GOAL
Gather all lines from the material that contain the word "source".

[Entries from a dataset]
+++++
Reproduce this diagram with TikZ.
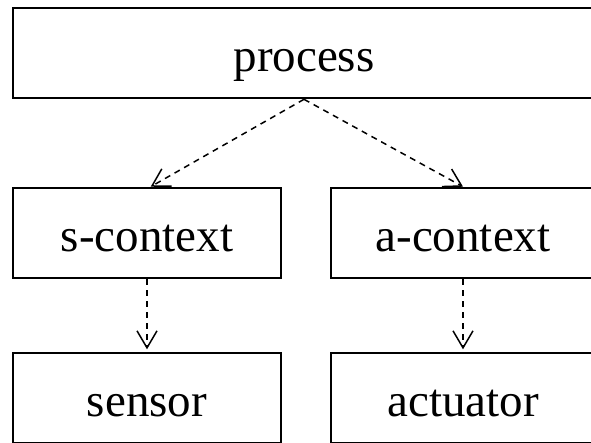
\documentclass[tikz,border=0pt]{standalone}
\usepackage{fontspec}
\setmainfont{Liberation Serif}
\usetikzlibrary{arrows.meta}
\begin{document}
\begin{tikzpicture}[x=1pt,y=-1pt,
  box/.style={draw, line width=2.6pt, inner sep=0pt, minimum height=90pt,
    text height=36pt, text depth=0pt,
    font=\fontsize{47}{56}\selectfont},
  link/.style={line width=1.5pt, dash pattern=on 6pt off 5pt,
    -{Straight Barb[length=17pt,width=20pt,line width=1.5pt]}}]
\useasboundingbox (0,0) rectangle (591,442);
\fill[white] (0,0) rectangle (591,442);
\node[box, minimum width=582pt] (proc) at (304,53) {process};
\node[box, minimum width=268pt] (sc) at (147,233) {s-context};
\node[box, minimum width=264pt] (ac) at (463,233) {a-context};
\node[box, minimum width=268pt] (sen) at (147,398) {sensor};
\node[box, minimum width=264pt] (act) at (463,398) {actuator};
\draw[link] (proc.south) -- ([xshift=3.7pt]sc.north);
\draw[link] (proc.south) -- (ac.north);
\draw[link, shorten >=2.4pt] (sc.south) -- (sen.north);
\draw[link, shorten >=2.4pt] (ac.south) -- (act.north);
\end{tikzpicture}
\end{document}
+++++
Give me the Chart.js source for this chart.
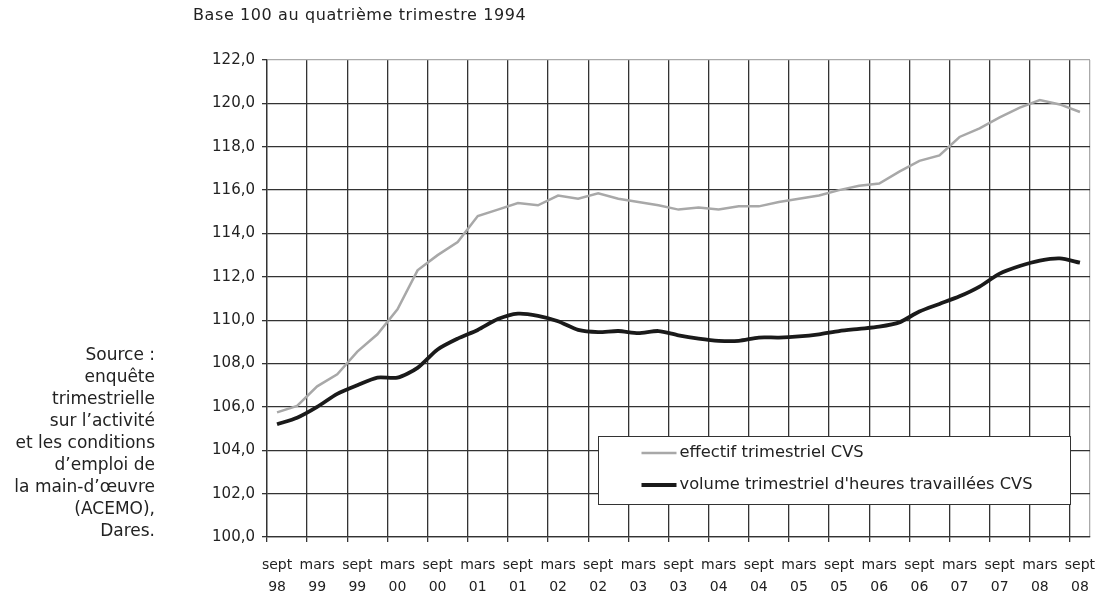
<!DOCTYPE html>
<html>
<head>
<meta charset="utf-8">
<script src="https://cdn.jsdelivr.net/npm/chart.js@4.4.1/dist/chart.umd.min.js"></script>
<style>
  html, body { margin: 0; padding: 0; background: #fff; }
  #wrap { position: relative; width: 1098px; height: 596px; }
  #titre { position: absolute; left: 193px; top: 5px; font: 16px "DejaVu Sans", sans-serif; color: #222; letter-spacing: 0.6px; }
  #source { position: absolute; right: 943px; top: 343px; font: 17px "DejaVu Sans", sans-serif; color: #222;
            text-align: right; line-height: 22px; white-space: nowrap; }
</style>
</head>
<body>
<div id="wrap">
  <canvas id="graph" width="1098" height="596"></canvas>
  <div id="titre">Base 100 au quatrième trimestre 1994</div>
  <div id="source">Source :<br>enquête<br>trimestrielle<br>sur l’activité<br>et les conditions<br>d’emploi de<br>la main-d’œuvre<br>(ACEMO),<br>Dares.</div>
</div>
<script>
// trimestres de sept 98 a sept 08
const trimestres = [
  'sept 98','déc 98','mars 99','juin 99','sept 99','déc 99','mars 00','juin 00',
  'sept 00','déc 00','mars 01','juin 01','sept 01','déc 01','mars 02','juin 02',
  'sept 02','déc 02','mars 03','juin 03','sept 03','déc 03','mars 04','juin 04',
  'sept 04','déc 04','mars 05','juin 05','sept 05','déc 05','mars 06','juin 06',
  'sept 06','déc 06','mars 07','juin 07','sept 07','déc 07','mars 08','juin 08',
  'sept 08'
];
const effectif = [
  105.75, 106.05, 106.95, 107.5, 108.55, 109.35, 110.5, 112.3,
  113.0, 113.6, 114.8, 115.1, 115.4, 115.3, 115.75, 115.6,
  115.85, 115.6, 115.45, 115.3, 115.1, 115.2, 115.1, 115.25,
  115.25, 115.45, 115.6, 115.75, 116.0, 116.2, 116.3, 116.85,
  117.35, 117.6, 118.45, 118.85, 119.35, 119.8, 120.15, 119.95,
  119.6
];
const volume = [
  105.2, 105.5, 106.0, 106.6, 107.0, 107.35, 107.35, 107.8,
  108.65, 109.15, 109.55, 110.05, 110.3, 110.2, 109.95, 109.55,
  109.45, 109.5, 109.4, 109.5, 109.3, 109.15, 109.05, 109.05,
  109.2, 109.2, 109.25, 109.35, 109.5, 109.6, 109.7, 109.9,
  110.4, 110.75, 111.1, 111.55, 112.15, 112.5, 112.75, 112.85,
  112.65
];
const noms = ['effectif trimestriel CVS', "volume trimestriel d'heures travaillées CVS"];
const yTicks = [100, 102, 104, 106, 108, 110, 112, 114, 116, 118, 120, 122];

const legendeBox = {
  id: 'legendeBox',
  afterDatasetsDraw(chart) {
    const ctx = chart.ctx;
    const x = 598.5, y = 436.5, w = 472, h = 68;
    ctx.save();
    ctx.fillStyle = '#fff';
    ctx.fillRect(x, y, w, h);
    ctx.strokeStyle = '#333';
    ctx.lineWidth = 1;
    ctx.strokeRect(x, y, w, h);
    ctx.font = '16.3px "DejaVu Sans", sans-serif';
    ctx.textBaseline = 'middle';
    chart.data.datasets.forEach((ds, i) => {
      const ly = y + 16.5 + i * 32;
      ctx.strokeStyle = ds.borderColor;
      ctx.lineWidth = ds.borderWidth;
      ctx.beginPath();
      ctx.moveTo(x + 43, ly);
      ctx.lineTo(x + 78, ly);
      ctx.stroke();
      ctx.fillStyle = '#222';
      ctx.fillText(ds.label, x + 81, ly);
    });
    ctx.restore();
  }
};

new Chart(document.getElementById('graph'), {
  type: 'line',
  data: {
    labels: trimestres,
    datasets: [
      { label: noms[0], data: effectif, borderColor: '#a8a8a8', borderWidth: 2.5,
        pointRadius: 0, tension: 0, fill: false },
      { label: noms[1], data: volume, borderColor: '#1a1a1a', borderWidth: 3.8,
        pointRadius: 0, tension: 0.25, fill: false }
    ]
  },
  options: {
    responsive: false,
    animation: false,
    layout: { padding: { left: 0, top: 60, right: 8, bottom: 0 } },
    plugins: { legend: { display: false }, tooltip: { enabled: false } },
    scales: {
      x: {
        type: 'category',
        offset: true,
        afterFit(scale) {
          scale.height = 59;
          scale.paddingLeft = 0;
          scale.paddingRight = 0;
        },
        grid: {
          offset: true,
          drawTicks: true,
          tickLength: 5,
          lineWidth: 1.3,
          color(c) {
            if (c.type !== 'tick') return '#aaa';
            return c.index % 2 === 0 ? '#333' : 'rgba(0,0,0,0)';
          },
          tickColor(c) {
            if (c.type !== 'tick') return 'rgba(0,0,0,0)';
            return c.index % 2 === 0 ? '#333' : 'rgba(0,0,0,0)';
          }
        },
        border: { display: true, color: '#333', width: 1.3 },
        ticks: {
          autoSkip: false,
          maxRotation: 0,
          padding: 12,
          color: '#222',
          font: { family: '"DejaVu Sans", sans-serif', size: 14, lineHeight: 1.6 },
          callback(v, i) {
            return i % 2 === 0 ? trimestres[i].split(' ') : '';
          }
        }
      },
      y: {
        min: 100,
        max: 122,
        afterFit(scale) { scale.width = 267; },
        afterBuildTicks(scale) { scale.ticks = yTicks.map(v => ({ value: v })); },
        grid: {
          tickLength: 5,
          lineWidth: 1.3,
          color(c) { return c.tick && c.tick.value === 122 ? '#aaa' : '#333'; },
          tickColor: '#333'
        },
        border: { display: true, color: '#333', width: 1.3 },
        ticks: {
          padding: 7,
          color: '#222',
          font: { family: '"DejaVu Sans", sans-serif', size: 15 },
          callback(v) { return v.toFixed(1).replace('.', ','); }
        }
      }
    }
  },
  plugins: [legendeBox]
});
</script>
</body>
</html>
+++++
ANSWER TO THE EXERCISE
Give me the Chart.js source for this chart.
  #source { position: absolute; right: 943px; top: 343px; font: 17px "DejaVu Sans", sans-serif; color: #222;
  <div id="source">Source :<br>enquête<br>trimestrielle<br>sur l’activité<br>et les conditions<br>d’emploi de<br>la main-d’œuvre<br>(ACEMO),<br>Dares.</div>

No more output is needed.